• Exercise
Transcribe every line exactly. Leave the pictures behind.

• Given material

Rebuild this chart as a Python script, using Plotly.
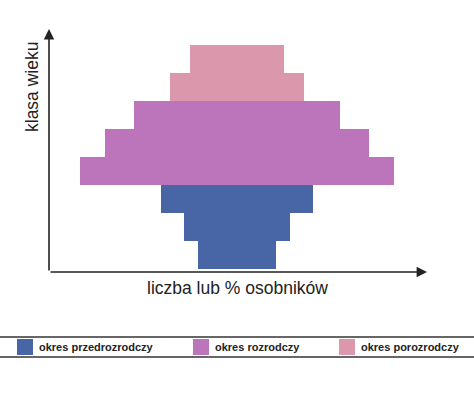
import plotly.graph_objects as go

# Data
age_classes = [1, 2, 3, 4, 5, 6, 7, 8]
widths = [78, 106, 152, 314, 264, 206, 134, 94]  # individuals (arbitrary units)
periods = ["okres przedrozrodczy", "okres przedrozrodczy", "okres przedrozrodczy",
           "okres rozrodczy", "okres rozrodczy", "okres rozrodczy",
           "okres porozrodczy", "okres porozrodczy"]
legend_names = ["okres przedrozrodczy", "okres rozrodczy", "okres porozrodczy"]
colors = {"okres przedrozrodczy": "#4865A6",
          "okres rozrodczy": "#BC74BA",
          "okres porozrodczy": "#DB98AC"}

W, H = 474, 394
L, R, T, B = 49, 47, 29, 122
PW, PH = W - L - R, H - T - B

def px(x):
    return (x - L) / PW

def py(y):
    return (H - B - y) / PH

fig = go.Figure()
for name in legend_names:
    ys = [a for a, p in zip(age_classes, periods) if p == name]
    ws = [w for w, p in zip(widths, periods) if p == name]
    fig.add_trace(go.Bar(
        y=ys, x=ws, base=[-w / 2 for w in ws], orientation="h",
        width=1.0, marker=dict(color=colors[name], line=dict(width=0)),
        name=name, showlegend=False, hoverinfo="skip"))

shapes = []
annotations = []
# Axis arrows
annotations.append(dict(x=0, y=1, xref="paper", yref="paper", ax=0, ay=PH,
                        axref="pixel", ayref="pixel", showarrow=True, arrowhead=2,
                        arrowsize=1.3, arrowwidth=1.6, arrowcolor="#222", text=""))
annotations.append(dict(x=1, y=0, xref="paper", yref="paper", ax=-PW, ay=0,
                        axref="pixel", ayref="pixel", showarrow=True, arrowhead=2,
                        arrowsize=1.3, arrowwidth=1.6, arrowcolor="#222", text=""))
# Axis titles
annotations.append(dict(x=px(237), y=py(288), xref="paper", yref="paper",
                        text="liczba lub % osobników", showarrow=False,
                        font=dict(size=17.5, color="#222", family="Liberation Sans, Arial"),
                        xanchor="center", yanchor="middle"))
annotations.append(dict(x=px(32), y=py(87), xref="paper", yref="paper",
                        text="klasa wieku", showarrow=False, textangle=-90,
                        font=dict(size=17.5, color="#222", family="Liberation Sans, Arial"),
                        xanchor="center", yanchor="middle"))
# Legend frame lines
for yl in (337, 357):
    shapes.append(dict(type="line", xref="paper", yref="paper", x0=px(0), x1=px(W),
                       y0=py(yl), y1=py(yl), line=dict(color="#666", width=2)))
# Legend items
sq_x = [17, 193, 339]
for name, sx in zip(legend_names, sq_x):
    shapes.append(dict(type="rect", xref="paper", yref="paper", x0=px(sx), x1=px(sx + 16),
                       y0=py(355), y1=py(339), fillcolor=colors[name], line=dict(width=0)))
    annotations.append(dict(x=px(sx + 20), y=py(347), xref="paper", yref="paper",
                            text="<b>" + name + "</b>", showarrow=False, xanchor="left",
                            yanchor="middle",
                            font=dict(size=11, color="#222", family="Liberation Sans, Arial")))

fig.update_layout(
    width=W, height=H, margin=dict(l=L, r=R, t=T, b=B),
    paper_bgcolor="white", plot_bgcolor="white",
    barmode="overlay", bargap=0,
    xaxis=dict(range=[-188, 190], visible=False, fixedrange=True),
    yaxis=dict(range=[0.393, 9.07], visible=False, fixedrange=True),
    shapes=shapes, annotations=annotations, showlegend=False,
)
fig.write_html("out.html")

• Written answer
Rebuild this chart as a Python script, using Plotly.
import plotly.graph_objects as go

# Data
age_classes = [1, 2, 3, 4, 5, 6, 7, 8]
widths = [78, 106, 152, 314, 264, 206, 134, 94]  # individuals (arbitrary units)
periods = ["okres przedrozrodczy", "okres przedrozrodczy", "okres przedrozrodczy",
           "okres rozrodczy", "okres rozrodczy", "okres rozrodczy",
           "okres porozrodczy", "okres porozrodczy"]
legend_names = ["okres przedrozrodczy", "okres rozrodczy", "okres porozrodczy"]
colors = {"okres przedrozrodczy": "#4865A6",
          "okres rozrodczy": "#BC74BA",
          "okres porozrodczy": "#DB98AC"}

W, H = 474, 394
L, R, T, B = 49, 47, 29, 122
PW, PH = W - L - R, H - T - B

def px(x):
    return (x - L) / PW

def py(y):
    return (H - B - y) / PH

fig = go.Figure()
for name in legend_names:
    ys = [a for a, p in zip(age_classes, periods) if p == name]
    ws = [w for w, p in zip(widths, periods) if p == name]
    fig.add_trace(go.Bar(
        y=ys, x=ws, base=[-w / 2 for w in ws], orientation="h",
        width=1.0, marker=dict(color=colors[name], line=dict(width=0)),
        name=name, showlegend=False, hoverinfo="skip"))

shapes = []
annotations = []
# Axis arrows
annotations.append(dict(x=0, y=1, xref="paper", yref="paper", ax=0, ay=PH,
                        axref="pixel", ayref="pixel", showarrow=True, arrowhead=2,
                        arrowsize=1.3, arrowwidth=1.6, arrowcolor="#222", text=""))
annotations.append(dict(x=1, y=0, xref="paper", yref="paper", ax=-PW, ay=0,
                        axref="pixel", ayref="pixel", showarrow=True, arrowhead=2,
                        arrowsize=1.3, arrowwidth=1.6, arrowcolor="#222", text=""))
# Axis titles
annotations.append(dict(x=px(237), y=py(288), xref="paper", yref="paper",
                        text="liczba lub % osobników", showarrow=False,
                        font=dict(size=17.5, color="#222", family="Liberation Sans, Arial"),
                        xanchor="center", yanchor="middle"))
annotations.append(dict(x=px(32), y=py(87), xref="paper", yref="paper",
                        text="klasa wieku", showarrow=False, textangle=-90,
                        font=dict(size=17.5, color="#222", family="Liberation Sans, Arial"),
                        xanchor="center", yanchor="middle"))
# Legend frame lines
for yl in (337, 357):
    shapes.append(dict(type="line", xref="paper", yref="paper", x0=px(0), x1=px(W),
                       y0=py(yl), y1=py(yl), line=dict(color="#666", width=2)))
# Legend items
sq_x = [17, 193, 339]
for name, sx in zip(legend_names, sq_x):
    shapes.append(dict(type="rect", xref="paper", yref="paper", x0=px(sx), x1=px(sx + 16),
                       y0=py(355), y1=py(339), fillcolor=colors[name], line=dict(width=0)))
    annotations.append(dict(x=px(sx + 20), y=py(347), xref="paper", yref="paper",
                            text="<b>" + name + "</b>", showarrow=False, xanchor="left",
                            yanchor="middle",
                            font=dict(size=11, color="#222", family="Liberation Sans, Arial")))

fig.update_layout(
    width=W, height=H, margin=dict(l=L, r=R, t=T, b=B),
    paper_bgcolor="white", plot_bgcolor="white",
    barmode="overlay", bargap=0,
    xaxis=dict(range=[-188, 190], visible=False, fixedrange=True),
    yaxis=dict(range=[0.393, 9.07], visible=False, fixedrange=True),
    shapes=shapes, annotations=annotations, showlegend=False,
)
fig.write_html("out.html")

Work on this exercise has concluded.